What is already known
Human breast milk contains about 200 different sugars called human milk oligosaccharides (HMOs), which promote the growth of beneficial bacteria in the gut. Previous research has shown that a mixture of HMOs and Bifidobacterium longum subspecies infantis, a microbe found in the gut of nursing infants, led to the persistence, or ‘engraftment,’ of B. infantis in the gut of healthy adults.
What this research adds
Researchers conducted a clinical study in 56 healthy adults, 17 of whom received a five-day course of antibiotics along with B. infantis and HMOs for 28 days. These participants showed a successful engraftment of Bifidobacterium longum subspecies infantis in their guts compared with controls. Successful engraftment of B. infantis resulted in increased levels of metabolites indicatives of changes in microbial metabolism as well as higher abundances of Veillonella bacteria, which are known to produce compounds that are beneficial to human health. No serious adverse events were reported.
Conclusions
The findings suggest that a mixture of Bifidobacterium longum subspecies infantis and HMOs can modulate the gut microbiota in adults.
As many infectious, autoimmune and metabolic disorders are associated with an out-of-balance microbiota, researchers have been working on approaches to manipulate intestinal bacteria in patients. A small clinical trial now suggests that a mixture of human-milk sugars and a microbe found in the gut of nursing infants can modulate the gut microbiota in adults.
The findings, published in Cell Host & Microbe, may open the door to new approaches to reconstitute damaged microbiotas.
So far, researchers have developed therapies, called live biotherapeutic products, that persist in the recipient’s gut and lead to positive clinical outcomes such as minimizing the recurrence of Clostridioides difficile infection.

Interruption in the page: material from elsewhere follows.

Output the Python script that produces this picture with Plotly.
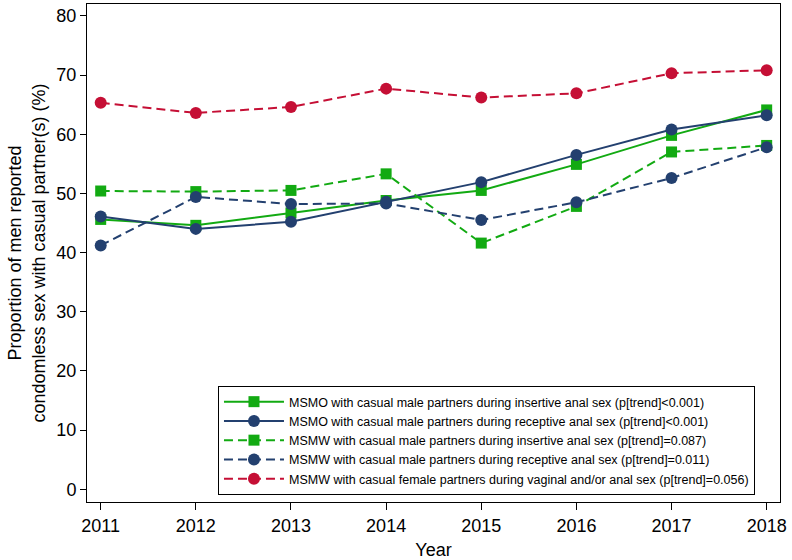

Similar therapies are under investigation for the treatment of a wide variety of diseases. “While some of these attempts have been clinically successful, they have been quite crude and undefined, lacking in precision and reproducibility,” says study investigator Gregory McKenzie at Prolacta Bioscience in Duarte, California.

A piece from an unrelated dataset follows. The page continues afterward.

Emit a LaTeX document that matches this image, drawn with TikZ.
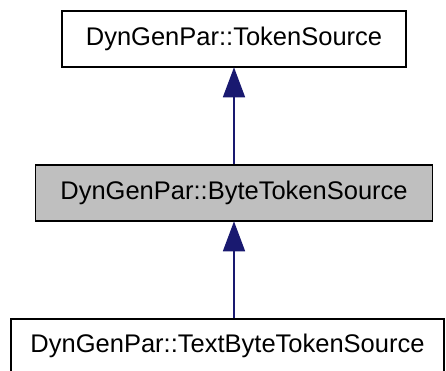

Scientists have known that human breast milk contains high concentrations of about 200 different sugars called human milk oligosaccharides (HMOs). These sugars are not metabolized as an energy source by infants, but they promote the growth of beneficial bacteria in the gut, including Bifidobacterium longum subspecies infantis (B. infantis). The levels of this microbe, which feeds on the HMOs in human breast milk, decline as infants are weaned.
McKenzie and his team have previously shown that a mixture of HMOs and B. infantis led to the persistence, or ‘engraftment,’ of B. infantis in the gut of healthy adults. To follow up on these findings, the researchers investigated a live biotherapeutic product based on HMOs and B. infantis in a small clinical study.
Modulating gut bacteria
The researchers recruited 56 healthy adults. Of those, 19 completed a five-day course of antibiotics with no other intervention, 17 received the same course of antibiotics along with B. infantis for 14 days, and 17 received antibiotic treatment along with B. infantis and HMOs for 28 days. The researchers collected stool and blood samples at set intervals for 35 days.

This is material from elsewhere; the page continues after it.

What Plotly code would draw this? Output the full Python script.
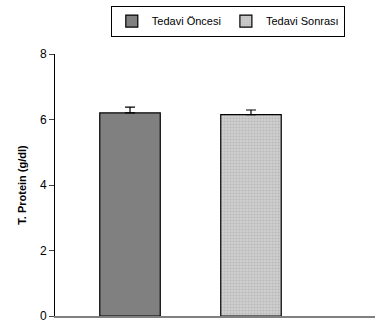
import plotly.graph_objects as go

series = ["Tedavi Öncesi", "Tedavi Sonrası"]
values = [6.2, 6.15]
errors = [0.18, 0.14]
y_ticks = [0, 2, 4, 6, 8]

fig = go.Figure()
fig.add_trace(go.Bar(
    x=[1], y=[values[0]], name=series[0], width=0.5,
    marker=dict(color="#808080", line=dict(color="black", width=1.2)),
    error_y=dict(type="data", symmetric=False, array=[errors[0]], arrayminus=[0],
                 color="black", thickness=1.2, width=5),
))
fig.add_trace(go.Bar(
    x=[2], y=[values[1]], name=series[1], width=0.5,
    marker=dict(color="#c8c8c8", line=dict(color="black", width=1.2),
                pattern=dict(shape=".", fgcolor="#a0a0a0", bgcolor="#d0d0d0", size=3, solidity=0.4)),
    error_y=dict(type="data", symmetric=False, array=[errors[1]], arrayminus=[0],
                 color="black", thickness=1.2, width=5),
))

fig.update_layout(
    width=378, height=325,
    margin=dict(l=55, r=3, t=54, b=9, autoexpand=False),
    paper_bgcolor="white", plot_bgcolor="white",
    font=dict(family="Liberation Sans, Arial, sans-serif", size=12, color="black"),
    barmode="overlay",
    showlegend=True,
    legend=dict(orientation="h", x=0.54, xanchor="center", y=1.185, yanchor="top",
                bordercolor="black", borderwidth=1, font=dict(size=11, color="black"),
                itemwidth=30, tracegroupgap=0),
    xaxis=dict(range=[0.38, 3.025], showticklabels=False, showgrid=False, zeroline=False,
               showline=True, linecolor="#808080", linewidth=1.5, ticks=""),
    yaxis=dict(range=[0, 8], tickvals=y_ticks, showgrid=False, zeroline=False,
               showline=True, linecolor="black", linewidth=1, ticks="outside", ticklen=5,
               tickfont=dict(size=12),
               title=dict(text="<b>T. Protein (g/dl)</b>", font=dict(size=11), standoff=11)),
)

fig.write_html("out.html", config={"displayModeBar": False},
               post_script="document.body.style.margin='0';document.body.style.overflow='hidden';")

People who received both B. infantis and HMOs showed a successful engraftment of B. infantis in their guts compared with controls. No serious adverse events were reported.
When B. infantis was engrafted in the gut, the levels of other gut bacteria that do not rely on HMOs for energy also changed. For example, the levels of Veillonella bacteria, which feed on molecules produced by B. infantis, increased. Veillonella bacteria are known to produce short chain fatty acids and other metabolites that are beneficial to human health.
Successful engraftment of B. infantis also resulted in increased levels of metabolites indicatives of changes in microbial metabolism. These metabolites included molecules associated with biological processes including carbohydrate metabolism and lipid synthesis.
Restoring microbiotas
In experiments done on bacteria grown in a lab dish, the presence of B. infantis boosted Veillonella’s production of the short chain fatty acid propionate, which has been associated with beneficial health outcomes. However, the researchers didn’t observe significant changes in propionate levels in the stools and blood of participants who received both B. infantis and HMOs.
“These data suggest that local levels of propionate likely increased — at least transiently — in the gut of engrafted subjects,” the authors say.
In the future, the team plans to conduct a trial to evaluate the live biotherapeutic product based on HMOs and B. infantis in blood cancers patients who undergo stem cell transplant — a treatment that often results in disruptions in the gut microbiota, leaving individuals susceptible to opportunistic infections.